LEVY HAS NOW LAUNCHED a new mission, this one in an effort to save
the Democratic Party from itself. Among his observations is the
startlingly obvious one that liberals are bereft of ideas and seem
devoted to concentrating all their minimal intellectual energies at
raising money. He finds American writers and artists stubbornly
more concerned with writing and art than politics. What about
eliminating the death penalty? Levy asks irritably. “I might be
mistaken, but it seems to me a large part of the country is waiting
for this.” He is wrong, of course, and had he spent less time in
the titty bars he might have learned that two-thirds of Americans
support the capital punishment.
Fair enough, but what about Guantanamo? he asks. And Abu Ghraib
and the special prisons in Central Europe? Why are not public
intellectuals like Gore Vidal and Tony Kushner clamoring for
President Bush’s impeachment for his “gross lies”? Why are
Americans so cursed with the ethics of sobriety? Why? Why? Why?
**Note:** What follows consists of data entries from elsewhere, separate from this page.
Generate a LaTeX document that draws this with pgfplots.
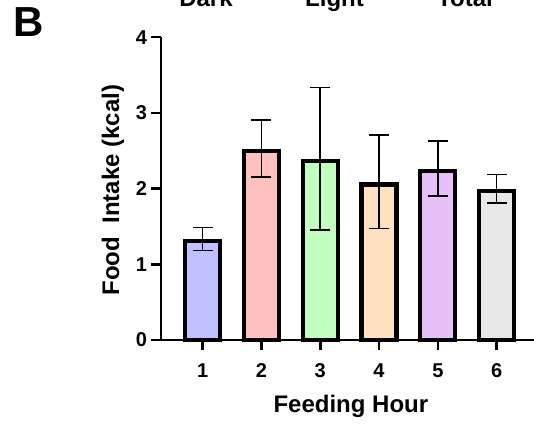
\documentclass[border=0pt]{standalone}
\usepackage{pgfplots}
\pgfplotsset{compat=1.18}
\usepackage{fontspec}
\setmainfont{Liberation Sans}
\definecolor{c1}{HTML}{C0C0FF}
\definecolor{c2}{HTML}{FFC0C0}
\definecolor{c3}{HTML}{C0FFC0}
\definecolor{c4}{HTML}{FFE0C0}
\definecolor{c5}{HTML}{E8C0F8}
\definecolor{c6}{HTML}{E8E8E8}
\newcommand{\tl}[1]{{\fontsize{20}{22}\selectfont\bfseries #1}}
\begin{document}
\begin{tikzpicture}
\useasboundingbox (0,0) rectangle (534pt,425pt);
\node[anchor=base west,font=\fontsize{42}{44}\selectfont\bfseries] at (10pt,388pt) {B};
\node[anchor=base,font=\fontsize{24}{26}\selectfont\bfseries] at (206pt,418pt) {Dark};
\node[anchor=base,font=\fontsize{24}{26}\selectfont\bfseries] at (334.5pt,418pt) {Light};
\node[anchor=base,font=\fontsize{24}{26}\selectfont\bfseries] at (465pt,418pt) {Total};
\begin{axis}[
  at={(161pt,85pt)}, anchor=south west,
  scale only axis, width=373pt, height=302.8pt,
  xmin=0.291, xmax=6.636, ymin=0, ymax=4,
  axis lines=left,
  axis line style={-, line width=2.6pt, black},
  xtick={1,2,3,4,5,6}, ytick={0,1,2,3,4},
  xticklabels={\tl{1},\tl{2},\tl{3},\tl{4},\tl{5},\tl{6}},
  yticklabels={\tl{0},\tl{1},\tl{2},\tl{3},\tl{4}},
  tick align=outside, major tick length=10pt,
  tick style={line width=2.6pt, black},
  xticklabel style={anchor=north, yshift=-10pt},
  yticklabel style={anchor=east, xshift=-0.5pt},
  xlabel={Feeding Hour}, ylabel={Food\ \ Intake (kcal)},
  label style={font=\fontsize{24}{26}\selectfont\bfseries},
  xlabel style={at={(axis description cs:0.509,-0.22)}, anchor=center},
  ylabel style={at={(axis description cs:-0.1287,0.495)}, anchor=center},
  ybar, bar width=35pt,
  every axis plot/.append style={bar shift=0pt, draw=black, line width=4.3pt,
    error bars/y dir=both, error bars/y explicit,
    error bars/error bar style={line width=1.6pt, black},
    error bars/error mark options={rotate=90, mark size=10pt, line width=1.6pt, black}},
  clip=false,
]
\addplot[fill=c1] coordinates {(1,1.31) += (0,0.174) -= (0,0.130)};
\addplot[fill=c2] coordinates {(2,2.50) += (0,0.406) -= (0,0.343)};
\addplot[fill=c3] coordinates {(3,2.36) += (0,0.973) -= (0,0.907)};
\addplot[fill=c4] coordinates {(4,2.054) += (0,0.654) -= (0,0.579)};
\addplot[fill=c5] coordinates {(5,2.237) += (0,0.392) -= (0,0.331)};
\addplot[fill=c6] coordinates {(6,1.972) += (0,0.212) -= (0,0.166)};
\end{axis}
\end{tikzpicture}
\end{document}
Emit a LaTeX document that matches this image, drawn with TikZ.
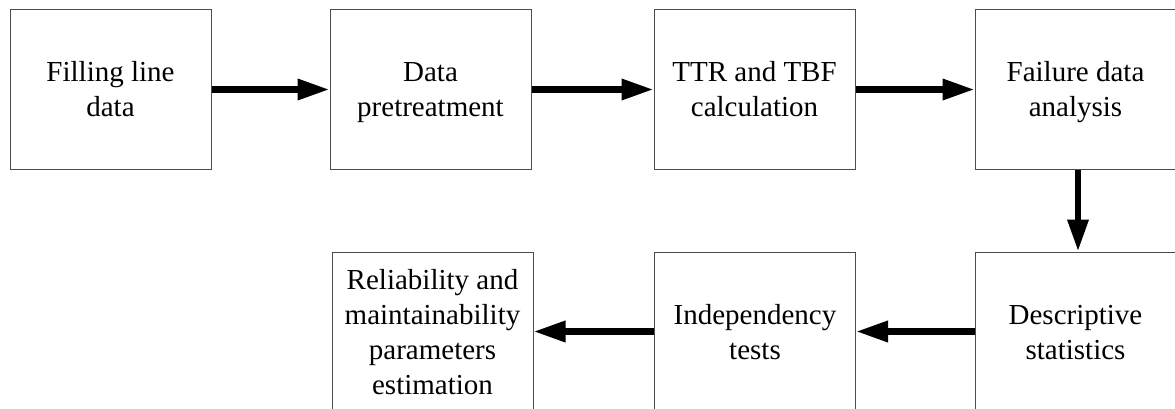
\documentclass[tikz,border=0pt]{standalone}
\usepackage{fontspec}
\setmainfont{Liberation Serif}
\usetikzlibrary{arrows.meta}
\begin{document}
\begin{tikzpicture}[x=1pt,y=-1pt,
  stepbox/.style={draw=black!70, line width=1pt, minimum width=201pt,
    minimum height=159pt, inner sep=0pt},
  label/.style={inner sep=0pt, align=center, font=\fontsize{29}{35}\selectfont},
  flow/.style={line width=6.5pt, -{Triangle[length=32pt,width=20pt]}}]
  \clip (0,0) rectangle (1175,409);
  % top row
  \node[stepbox] (fill) at (110.5,89.5) {};
  \node[stepbox] (pre)  at (430.5,89.5) {};
  \node[stepbox] (ttr)  at (754.5,89.5) {};
  \node[stepbox] (fda)  at (1075.5,89.5) {};
  % bottom row
  \node[stepbox] (desc) at (1075.5,331.5) {};
  \node[stepbox] (ind)  at (755,331.5) {};
  \node[stepbox] (rel)  at (432.5,331.5) {};
  % box texts
  \node[label] (fillt) at ([yshift=-3pt]fill.center) {\strut Filling line\\data\strut};
  \node[label] (pret)  at ([yshift=-3pt]pre.center)  {\strut Data\\pretreatment\strut};
  \node[label] (ttrt)  at ([yshift=-3pt]ttr.center)  {\strut TTR and TBF\\calculation\strut};
  \node[label] (fdat)  at ([yshift=-3pt]fda.center)  {\strut Failure data\\analysis\strut};
  \node[label] (desct) at ([yshift=-3pt]desc.center) {\strut Descriptive\\statistics\strut};
  \node[label] (indt)  at ([yshift=-3pt]ind.center)  {\strut Independency\\tests\strut};
  \node[label] (relt)  at ([yshift=-3pt]rel.center)  {\strut Reliability and\\maintainability\\parameters\\estimation\strut};
  % connectors
  \draw[flow] (fill.east) -- (pre.west);
  \draw[flow] (pre.east) -- (ttr.west);
  \draw[flow] (ttr.east) -- (fda.west);
  \draw[flow] ([xshift=2.5pt]fda.south) -- ([xshift=2.5pt]desc.north);
  \draw[flow] (desc.west) -- (ind.east);
  \draw[flow] (ind.west) -- (rel.east);
\end{tikzpicture}
\end{document}
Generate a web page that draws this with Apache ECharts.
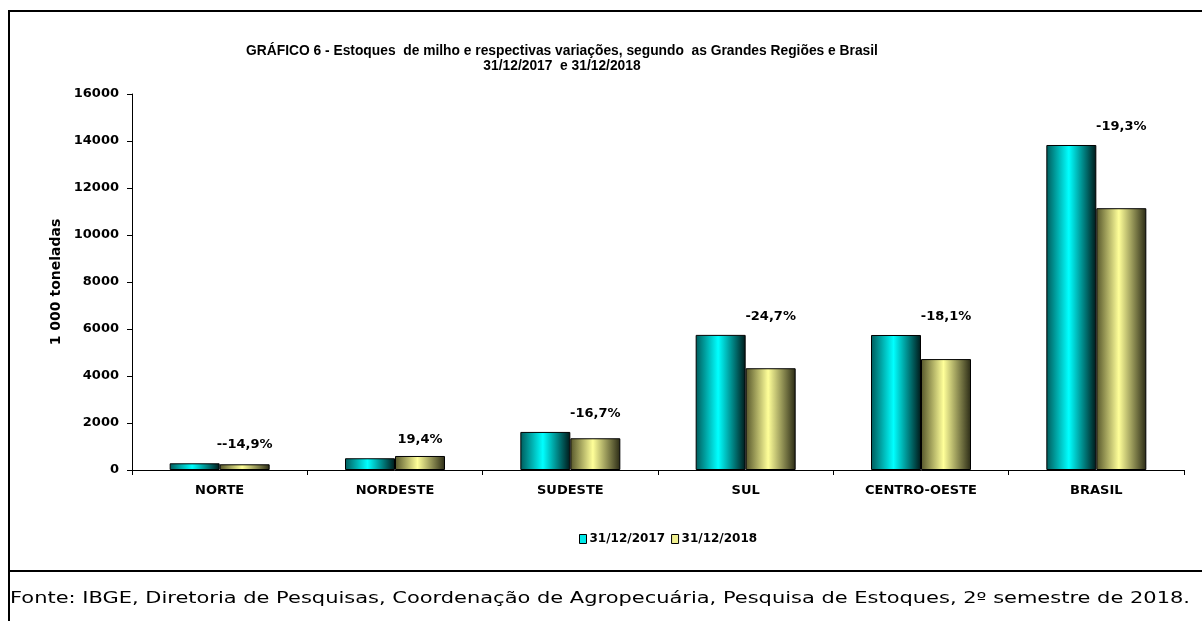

Not to worry though, Dr. Levy’s on the case. His prescription
for the American Left is that it ape the anti-Semitic French Left,
with its utter lack of ideas for dealing with (or even
acknowledging) the crucial issues of crime, unemployment and
immigration, and its Socialist party weaker now than anytime in
history. By all means, look to Paris with its crime rate higher
than that of New York, and where on election night one can still
gaze upon the hammer-and-sickle hanging limply from the sills on
the Champs-Elysees.
There was a time when BHL fiercely combated anti-Americanism in
his native land, and when he was among the first to speak out
against Serbian and Taliban atrocities. But now even liberals don’t
seem to like the guy, and they nearly always love America’s
critics. In a recent review of American Vertigo in the
New York Times, Garrison Keillor ripped Levy up and down,
and signed off with this advice for the Frenchman: “For your next
book, tell us about those riots in France, the cars burning in the
suburbs of Paris. What was that all about? Were fat people
involved?”
Perhaps our nouveau Tocqueville should look to his own backyard,
and by that I don’t mean the backyard of his 18th century palace in
Marrakech or his apartment on the Left Bank or that villa in the
south of France. And perhaps before calling for the impeachment of
a U.S. president, BHL should spend just a little more time at
ground zero and a little less time at the Penthouse Club.